Simulations suggest why highly unsaturated molecules are so abundant in the interstellar medium

Computer simulations of saturated organic molecules being bombarded by high-energy photons and particles have led an international team of researchers to propose fresh ideas surrounding how complex unsaturated molecules form in dense interstellar clouds.

As technologies that allow us to observe interstellar media develop, scientists are discovering that more complex organic molecules are surprisingly abundant in space. ‘These organic molecules are ubiquitous in the universe, so anywhere you point your telescope you can see organic molecules, some of which are precursors to amino acids or nuclear bases,’ says Felipe Fantuzzi of the University of Kent in the UK, who co-led the work. ‘To understand how these molecules that are essential to life are formed, and how they are delivered to planets, I think, is the most important question in astrochemistry,’ he adds.

Specifically, understanding how unsaturated molecules form in interstellar media is essential to explain the chemical diversity of molecular clouds such as Sagittarius B2, a molecular cloud complex found close to the centre of the Milky Way. ‘The carbon–carbon double bond is rife for oxidation mechanisms, so that’s where you start to see some really interesting chemistry and the formation of unique functional groups,’ says Julia Lehman an expert in interstellar spectroscopy at the University of Birmingham, UK, who wasn’t involved in the research.

Fantuzzi and their co-workers used Born–Oppenheimer molecular dynamics simulations to investigate how cosmic rays and x-rays that penetrate dense molecular clouds, ionise and fragment saturated molecules into unsaturated products.

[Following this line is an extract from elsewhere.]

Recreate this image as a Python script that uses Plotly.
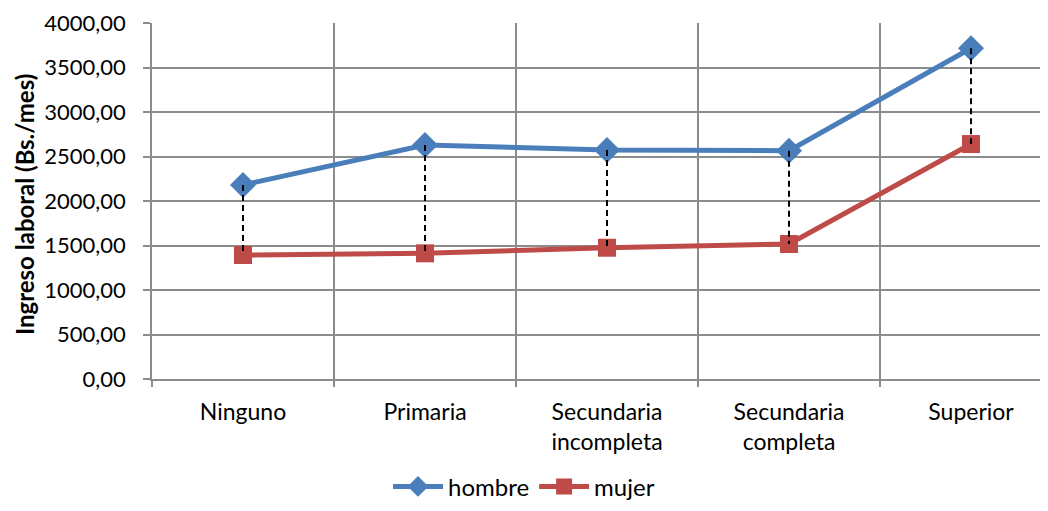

They focused on four key molecules with a high degree of saturation – ethanolamine, propanol, butanenitrile and glycolamide – which are found in molecular clouds and seen as potential precursors to more complex biomolecules. While Born–Oppenheimer molecular dynamics has been used to study molecular fragmentation in the past, this is the first time it was applied to the field of astrochemistry. ‘Essentially you are running a classical molecular dynamics simulation, but for every step of the dynamics, you are also solving the Schrodinger equation,’ explains Fantuzzi. This technique allowed the researchers to study the electronic structure of the radicals formed under high energy processes, and from that, they proposed a series of fragmentation routes that favour structures with the highest possible number of π bonds.

They identified 56 cationic fragments that could be formed from the four saturated molecules under the high energy conditions of Sagittarius B2. Most of these fragments contain at least one π bond. Of these unsaturated fragments, 21 have already been observed in interstellar media so the high energy events described in this study could explain their formation. However, a considerable proportion have not yet been detected experimentally and are proposed by the team as potential targets for future investigation by spectroscopists.

‘The researchers have done a really good job of looking into one possible route towards the formation of unsaturated molecules, but it opens up a lot of other questions,’ says Lehman. For example, she’d like to know what reactions take place following the fragmentation and what fragmentation happens under lower energy conditions. ‘If these molecules are theorised to be there, then we need to turn around and start characterising these in the lab so that the observationalists can then detect them.’